◆ THE TASK
Repeat every line of the data exactly, but not the pictures.

==== RECORD SET ====

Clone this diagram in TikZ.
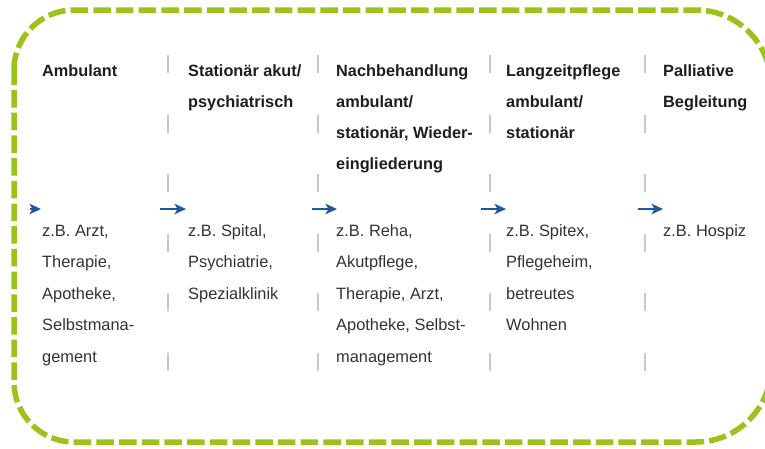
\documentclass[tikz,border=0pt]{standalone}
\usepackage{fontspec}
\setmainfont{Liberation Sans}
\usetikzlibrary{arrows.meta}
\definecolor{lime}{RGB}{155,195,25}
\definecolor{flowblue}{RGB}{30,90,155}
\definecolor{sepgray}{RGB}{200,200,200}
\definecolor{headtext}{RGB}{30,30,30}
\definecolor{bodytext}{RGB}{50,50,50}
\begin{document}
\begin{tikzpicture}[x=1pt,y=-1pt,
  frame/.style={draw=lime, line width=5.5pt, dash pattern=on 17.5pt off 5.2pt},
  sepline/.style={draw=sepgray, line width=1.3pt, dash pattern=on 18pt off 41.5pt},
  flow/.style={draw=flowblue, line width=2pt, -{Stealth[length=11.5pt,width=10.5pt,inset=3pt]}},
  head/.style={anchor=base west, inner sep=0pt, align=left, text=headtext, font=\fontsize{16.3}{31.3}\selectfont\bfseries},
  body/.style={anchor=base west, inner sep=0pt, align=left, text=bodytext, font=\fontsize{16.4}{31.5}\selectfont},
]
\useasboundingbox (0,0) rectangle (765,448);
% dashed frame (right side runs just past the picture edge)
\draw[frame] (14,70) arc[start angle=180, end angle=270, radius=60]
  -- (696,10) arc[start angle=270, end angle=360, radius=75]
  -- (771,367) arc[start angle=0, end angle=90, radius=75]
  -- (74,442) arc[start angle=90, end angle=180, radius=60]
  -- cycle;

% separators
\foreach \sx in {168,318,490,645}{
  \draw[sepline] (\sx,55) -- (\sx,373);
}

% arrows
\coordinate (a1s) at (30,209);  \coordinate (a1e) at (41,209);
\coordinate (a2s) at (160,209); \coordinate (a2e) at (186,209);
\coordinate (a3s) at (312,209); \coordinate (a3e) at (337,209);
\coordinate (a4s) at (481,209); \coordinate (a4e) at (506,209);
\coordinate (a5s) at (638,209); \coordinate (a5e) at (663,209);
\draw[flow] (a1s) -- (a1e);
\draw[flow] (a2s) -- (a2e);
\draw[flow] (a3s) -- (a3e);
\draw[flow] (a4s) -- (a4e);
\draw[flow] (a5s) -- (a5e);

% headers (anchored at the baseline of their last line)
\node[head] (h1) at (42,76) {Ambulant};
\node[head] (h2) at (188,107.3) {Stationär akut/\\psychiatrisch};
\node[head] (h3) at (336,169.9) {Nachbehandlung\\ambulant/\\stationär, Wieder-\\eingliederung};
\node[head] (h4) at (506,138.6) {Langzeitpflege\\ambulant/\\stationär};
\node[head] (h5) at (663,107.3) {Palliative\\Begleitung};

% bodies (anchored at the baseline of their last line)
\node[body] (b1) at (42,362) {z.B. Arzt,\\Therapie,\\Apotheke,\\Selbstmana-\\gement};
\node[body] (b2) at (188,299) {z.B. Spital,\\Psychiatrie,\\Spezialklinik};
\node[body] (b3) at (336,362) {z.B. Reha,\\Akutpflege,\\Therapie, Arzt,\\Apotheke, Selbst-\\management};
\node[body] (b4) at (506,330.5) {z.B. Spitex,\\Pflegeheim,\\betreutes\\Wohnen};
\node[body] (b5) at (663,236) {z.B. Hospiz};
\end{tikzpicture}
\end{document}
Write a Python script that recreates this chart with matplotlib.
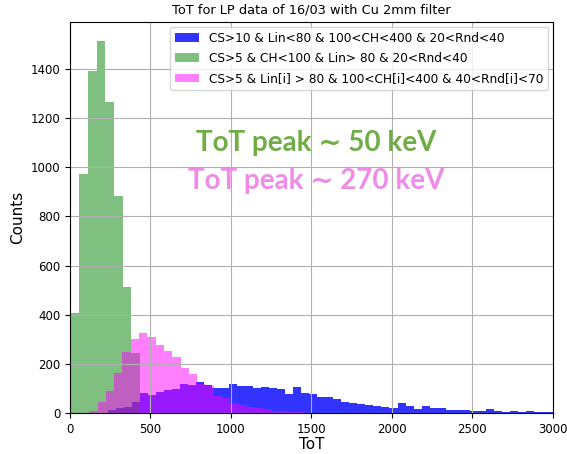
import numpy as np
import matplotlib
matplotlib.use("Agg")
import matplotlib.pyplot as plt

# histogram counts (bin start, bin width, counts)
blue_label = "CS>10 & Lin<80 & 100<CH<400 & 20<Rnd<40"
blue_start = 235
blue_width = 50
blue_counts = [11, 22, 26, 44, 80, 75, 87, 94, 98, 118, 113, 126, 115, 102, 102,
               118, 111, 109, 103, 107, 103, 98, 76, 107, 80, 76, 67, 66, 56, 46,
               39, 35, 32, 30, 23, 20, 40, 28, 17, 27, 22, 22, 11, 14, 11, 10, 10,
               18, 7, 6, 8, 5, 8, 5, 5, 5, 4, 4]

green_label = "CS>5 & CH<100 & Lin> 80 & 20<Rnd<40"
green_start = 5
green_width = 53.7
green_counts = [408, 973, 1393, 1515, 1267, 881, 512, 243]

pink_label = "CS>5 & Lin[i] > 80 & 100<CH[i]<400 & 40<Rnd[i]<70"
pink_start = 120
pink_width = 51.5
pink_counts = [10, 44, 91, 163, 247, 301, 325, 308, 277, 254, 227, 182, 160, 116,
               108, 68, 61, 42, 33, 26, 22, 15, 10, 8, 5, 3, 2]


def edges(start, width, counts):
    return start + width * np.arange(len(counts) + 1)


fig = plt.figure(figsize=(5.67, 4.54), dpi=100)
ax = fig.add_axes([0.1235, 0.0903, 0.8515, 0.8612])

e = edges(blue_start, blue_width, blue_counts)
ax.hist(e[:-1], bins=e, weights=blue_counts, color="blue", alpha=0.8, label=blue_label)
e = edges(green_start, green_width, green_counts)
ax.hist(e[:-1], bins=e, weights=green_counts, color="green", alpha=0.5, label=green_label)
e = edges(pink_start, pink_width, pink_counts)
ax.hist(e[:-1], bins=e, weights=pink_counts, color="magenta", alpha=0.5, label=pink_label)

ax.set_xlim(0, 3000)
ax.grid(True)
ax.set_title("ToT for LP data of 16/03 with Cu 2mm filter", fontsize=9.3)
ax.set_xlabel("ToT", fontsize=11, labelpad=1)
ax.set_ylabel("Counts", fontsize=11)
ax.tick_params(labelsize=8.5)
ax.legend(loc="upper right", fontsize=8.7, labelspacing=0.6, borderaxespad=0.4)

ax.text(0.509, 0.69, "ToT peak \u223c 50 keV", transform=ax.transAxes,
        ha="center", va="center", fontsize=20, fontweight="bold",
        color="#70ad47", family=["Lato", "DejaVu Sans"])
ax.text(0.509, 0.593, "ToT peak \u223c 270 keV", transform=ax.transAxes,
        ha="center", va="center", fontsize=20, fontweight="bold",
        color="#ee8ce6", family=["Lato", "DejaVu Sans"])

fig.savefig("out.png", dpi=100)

====

◆ EXERCISE RESULT
Clone this diagram in TikZ.
\documentclass[tikz,border=0pt]{standalone}
\usepackage{fontspec}
\setmainfont{Liberation Sans}
\usetikzlibrary{arrows.meta}
\definecolor{lime}{RGB}{155,195,25}
\definecolor{flowblue}{RGB}{30,90,155}
\definecolor{sepgray}{RGB}{200,200,200}
\definecolor{headtext}{RGB}{30,30,30}
\definecolor{bodytext}{RGB}{50,50,50}
\begin{document}
\begin{tikzpicture}[x=1pt,y=-1pt,
  frame/.style={draw=lime, line width=5.5pt, dash pattern=on 17.5pt off 5.2pt},
  sepline/.style={draw=sepgray, line width=1.3pt, dash pattern=on 18pt off 41.5pt},
  flow/.style={draw=flowblue, line width=2pt, -{Stealth[length=11.5pt,width=10.5pt,inset=3pt]}},
  head/.style={anchor=base west, inner sep=0pt, align=left, text=headtext, font=\fontsize{16.3}{31.3}\selectfont\bfseries},
  body/.style={anchor=base west, inner sep=0pt, align=left, text=bodytext, font=\fontsize{16.4}{31.5}\selectfont},
]
\useasboundingbox (0,0) rectangle (765,448);
% dashed frame (right side runs just past the picture edge)
\draw[frame] (14,70) arc[start angle=180, end angle=270, radius=60]
  -- (696,10) arc[start angle=270, end angle=360, radius=75]
  -- (771,367) arc[start angle=0, end angle=90, radius=75]
  -- (74,442) arc[start angle=90, end angle=180, radius=60]
  -- cycle;

% separators
\foreach \sx in {168,318,490,645}{
  \draw[sepline] (\sx,55) -- (\sx,373);
}

% arrows
\coordinate (a1s) at (30,209);  \coordinate (a1e) at (41,209);
\coordinate (a2s) at (160,209); \coordinate (a2e) at (186,209);
\coordinate (a3s) at (312,209); \coordinate (a3e) at (337,209);
\coordinate (a4s) at (481,209); \coordinate (a4e) at (506,209);
\coordinate (a5s) at (638,209); \coordinate (a5e) at (663,209);
\draw[flow] (a1s) -- (a1e);
\draw[flow] (a2s) -- (a2e);
\draw[flow] (a3s) -- (a3e);
\draw[flow] (a4s) -- (a4e);
\draw[flow] (a5s) -- (a5e);

% headers (anchored at the baseline of their last line)
\node[head] (h1) at (42,76) {Ambulant};
\node[head] (h2) at (188,107.3) {Stationär akut/\\psychiatrisch};
\node[head] (h3) at (336,169.9) {Nachbehandlung\\ambulant/\\stationär, Wieder-\\eingliederung};
\node[head] (h4) at (506,138.6) {Langzeitpflege\\ambulant/\\stationär};
\node[head] (h5) at (663,107.3) {Palliative\\Begleitung};

% bodies (anchored at the baseline of their last line)
\node[body] (b1) at (42,362) {z.B. Arzt,\\Therapie,\\Apotheke,\\Selbstmana-\\gement};
\node[body] (b2) at (188,299) {z.B. Spital,\\Psychiatrie,\\Spezialklinik};
\node[body] (b3) at (336,362) {z.B. Reha,\\Akutpflege,\\Therapie, Arzt,\\Apotheke, Selbst-\\management};
\node[body] (b4) at (506,330.5) {z.B. Spitex,\\Pflegeheim,\\betreutes\\Wohnen};
\node[body] (b5) at (663,236) {z.B. Hospiz};
\end{tikzpicture}
\end{document}
Write a Python script that recreates this chart with matplotlib.
import numpy as np
import matplotlib
matplotlib.use("Agg")
import matplotlib.pyplot as plt

# histogram counts (bin start, bin width, counts)
blue_label = "CS>10 & Lin<80 & 100<CH<400 & 20<Rnd<40"
blue_start = 235
blue_width = 50
blue_counts = [11, 22, 26, 44, 80, 75, 87, 94, 98, 118, 113, 126, 115, 102, 102,
               118, 111, 109, 103, 107, 103, 98, 76, 107, 80, 76, 67, 66, 56, 46,
               39, 35, 32, 30, 23, 20, 40, 28, 17, 27, 22, 22, 11, 14, 11, 10, 10,
               18, 7, 6, 8, 5, 8, 5, 5, 5, 4, 4]

green_label = "CS>5 & CH<100 & Lin> 80 & 20<Rnd<40"
green_start = 5
green_width = 53.7
green_counts = [408, 973, 1393, 1515, 1267, 881, 512, 243]

pink_label = "CS>5 & Lin[i] > 80 & 100<CH[i]<400 & 40<Rnd[i]<70"
pink_start = 120
pink_width = 51.5
pink_counts = [10, 44, 91, 163, 247, 301, 325, 308, 277, 254, 227, 182, 160, 116,
               108, 68, 61, 42, 33, 26, 22, 15, 10, 8, 5, 3, 2]


def edges(start, width, counts):
    return start + width * np.arange(len(counts) + 1)


fig = plt.figure(figsize=(5.67, 4.54), dpi=100)
ax = fig.add_axes([0.1235, 0.0903, 0.8515, 0.8612])

e = edges(blue_start, blue_width, blue_counts)
ax.hist(e[:-1], bins=e, weights=blue_counts, color="blue", alpha=0.8, label=blue_label)
e = edges(green_start, green_width, green_counts)
ax.hist(e[:-1], bins=e, weights=green_counts, color="green", alpha=0.5, label=green_label)
e = edges(pink_start, pink_width, pink_counts)
ax.hist(e[:-1], bins=e, weights=pink_counts, color="magenta", alpha=0.5, label=pink_label)

ax.set_xlim(0, 3000)
ax.grid(True)
ax.set_title("ToT for LP data of 16/03 with Cu 2mm filter", fontsize=9.3)
ax.set_xlabel("ToT", fontsize=11, labelpad=1)
ax.set_ylabel("Counts", fontsize=11)
ax.tick_params(labelsize=8.5)
ax.legend(loc="upper right", fontsize=8.7, labelspacing=0.6, borderaxespad=0.4)

ax.text(0.509, 0.69, "ToT peak \u223c 50 keV", transform=ax.transAxes,
        ha="center", va="center", fontsize=20, fontweight="bold",
        color="#70ad47", family=["Lato", "DejaVu Sans"])
ax.text(0.509, 0.593, "ToT peak \u223c 270 keV", transform=ax.transAxes,
        ha="center", va="center", fontsize=20, fontweight="bold",
        color="#ee8ce6", family=["Lato", "DejaVu Sans"])

fig.savefig("out.png", dpi=100)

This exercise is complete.